At its Nov. 5 meeting, the state board endorsed a change to guidelines that had been sent to publishers nearly two years ago. Those guidelines had called for "engaging and coherent texts" in which "most" of the words were "decodable," meaning easy to sound out, in line with phonics instruction. At the publishers’ request for clarification of the word "most," state education officials said that at least 51 percent of the words must be decodable. Publishers then began developing and publishing materials to meet that requirement, in addition to the other 111 standards outlined in the state standards.

Breach of Contract?

But in September, as the board began discussing which books conformed to the guidelines, Geraldine Miller, the vice chairwoman, argued that the textbooks should include more phonics instruction. Acting on her recommendation, the board subsequently voted 10-5 to change the word "most" to "80 percent."

"There is no research to support a percentage, but there is enough evidence to tell you that ... more phonics is better than less phonics," she said last week. "The publishers knew how important [phonics instruction] was to the state board of education, and they should have come to [the board] if they wanted [a definition]."

Will Davis, a 10-year veteran of the board, voted against the measure, saying it was "grossly unfair, arbitrary, and inappropriate." Mr. Davis, a lawyer with an expertise in statutory requirements, believes the board broke the law by changing the rules right before it was to decide which textbooks belonged on the state-approved list. In Texas, districts receive state money to buy books on an approved list.

"The publishers go and spend [millions of dollars] to get these books ready to submit to use, and then the state board, immediately before it’s supposed to take action, said suddenly it wants to change" the wording of the contract, Mr.
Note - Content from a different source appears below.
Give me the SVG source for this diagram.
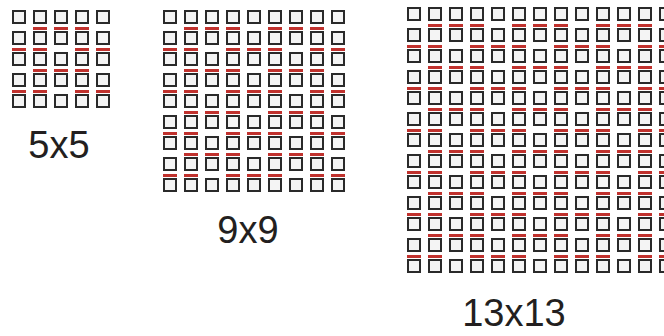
<svg xmlns="http://www.w3.org/2000/svg" xmlns:xlink="http://www.w3.org/1999/xlink" width="664" height="336" viewBox="0 0 664 336">
<style>
.sq{fill:#f4f4f4;stroke:#2a2a2a;stroke-width:2}
.bar{fill:#c0312d}
.lbl{font-family:"Liberation Sans",Arial,sans-serif;font-size:38px;fill:#231f20;text-anchor:middle}
</style>
<defs>
<rect id="s" x="1" y="1" width="12" height="12" class="sq"/>
<rect id="b" x="0" y="17" width="14" height="3" class="bar"/>
<g id="r5"><use href="#s" x="0"/><use href="#s" x="21"/><use href="#s" x="42"/><use href="#s" x="63"/><use href="#s" x="84"/></g>
<g id="r9"><use href="#r5"/><use href="#s" x="105"/><use href="#s" x="126"/><use href="#s" x="147"/><use href="#s" x="168"/></g>
<g id="r13"><use href="#r9"/><use href="#s" x="189"/><use href="#s" x="210"/><use href="#s" x="231"/><use href="#s" x="252"/></g>
<g id="a5"><use href="#b" x="21"/><use href="#b" x="42"/><use href="#b" x="63"/></g>
<g id="b5"><use href="#b" x="0"/><use href="#b" x="21"/><use href="#b" x="63"/><use href="#b" x="84"/></g>
<g id="a9"><use href="#a5"/><use href="#b" x="105"/><use href="#b" x="126"/><use href="#b" x="147"/></g>
<g id="b9"><use href="#b5"/><use href="#b" x="105"/><use href="#b" x="147"/><use href="#b" x="168"/></g>
<g id="a13"><use href="#a9"/><use href="#b" x="189"/><use href="#b" x="210"/><use href="#b" x="231"/></g>
<g id="b13"><use href="#b9"/><use href="#b" x="189"/><use href="#b" x="231"/><use href="#b" x="252"/></g>
</defs>
<rect width="664" height="336" fill="#ffffff"/>
<g id="grid5x5" transform="translate(12,10)">
<use href="#r5" y="0"/><use href="#r5" y="21"/><use href="#r5" y="42"/><use href="#r5" y="63"/><use href="#r5" y="84"/>
<use href="#a5" y="0"/><use href="#b5" y="21"/><use href="#a5" y="42"/><use href="#b5" y="63"/>
</g>
<g id="grid9x9" transform="translate(163,10)">
<use href="#r9" y="0"/><use href="#r9" y="21"/><use href="#r9" y="42"/><use href="#r9" y="63"/><use href="#r9" y="84"/><use href="#r9" y="105"/><use href="#r9" y="126"/><use href="#r9" y="147"/><use href="#r9" y="168"/>
<use href="#a9" y="0"/><use href="#b9" y="21"/><use href="#a9" y="42"/><use href="#b9" y="63"/><use href="#a9" y="84"/><use href="#b9" y="105"/><use href="#a9" y="126"/><use href="#b9" y="147"/>
</g>
<g id="grid13x13" transform="translate(407,7)">
<use href="#r13" y="0"/><use href="#r13" y="21"/><use href="#r13" y="42"/><use href="#r13" y="63"/><use href="#r13" y="84"/><use href="#r13" y="105"/><use href="#r13" y="126"/><use href="#r13" y="147"/><use href="#r13" y="168"/><use href="#r13" y="189"/><use href="#r13" y="210"/><use href="#r13" y="231"/><use href="#r13" y="252"/>
<use href="#a13" y="0"/><use href="#b13" y="21"/><use href="#a13" y="42"/><use href="#b13" y="63"/><use href="#a13" y="84"/><use href="#b13" y="105"/><use href="#a13" y="126"/><use href="#b13" y="147"/><use href="#a13" y="168"/><use href="#b13" y="189"/><use href="#a13" y="210"/><use href="#b13" y="231"/>
</g>
<g id="labels">
<text class="lbl" x="59" y="158">5x5</text>
<text class="lbl" x="248" y="243">9x9</text>
<text class="lbl" x="514" y="326">13x13</text>
</g>
</svg>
Davis said last week. "The publishers have a right to be upset, and if they sue us, they’ll win."

A state textbook committee determined that books by five publishers—Harcourt Brace, McGraw-Hill, Scholastic, Scott-Foresman, and SRA Open Court—met the original requirements, but none of them matched up to the new standard, according to an evaluation by the Texas Education Agency. An outside consultant hired by the state board also found the texts lacking in sufficient phonics-oriented material.

But in an unexpected turn of events, some outspoken critics have weighed in with their own assessment of the texts and have urged the TEA to re-evaluate them. "Board members should insist on more accurate decodability figures from TEA," Mel Gabler of Longview, Texas, wrote in a letter to the board. He has become nationally known as an opponent of perceived left-wing bias in textbooks for decades. "TEA’s lowball numbers do not tell you how good the good programs really are and how much the bad ones need to improve."

No Recouping on Price

Meanwhile, publishers were struggling to come up with an action plan—which they were to submit to the board late last week—to produce printed supplements that would boost the percentage of decodable words in their reading programs. The publishers estimate the revisions will cost $25 million or more, according to Joe Bill Watkins, an Austin lawyer who represents the Association of American Publishers, based in New York City.

But Ms. Miller claims the cost to publishers will be much lower than that, because they can print small paperbound books with a high degree of decodable words to go along with the existing readers.

Publishers will not be able to pass on the additional costs to schools because the state has established limits on book prices. The board will make its final decision on the texts in January.

"[The board] put a gun to our heads," Mr. Watkins said. "The publishers as a group invested more than $100 million. If they are put on the nonconforming list ... nobody will buy their materials. This process was totally unfair and probably illegal."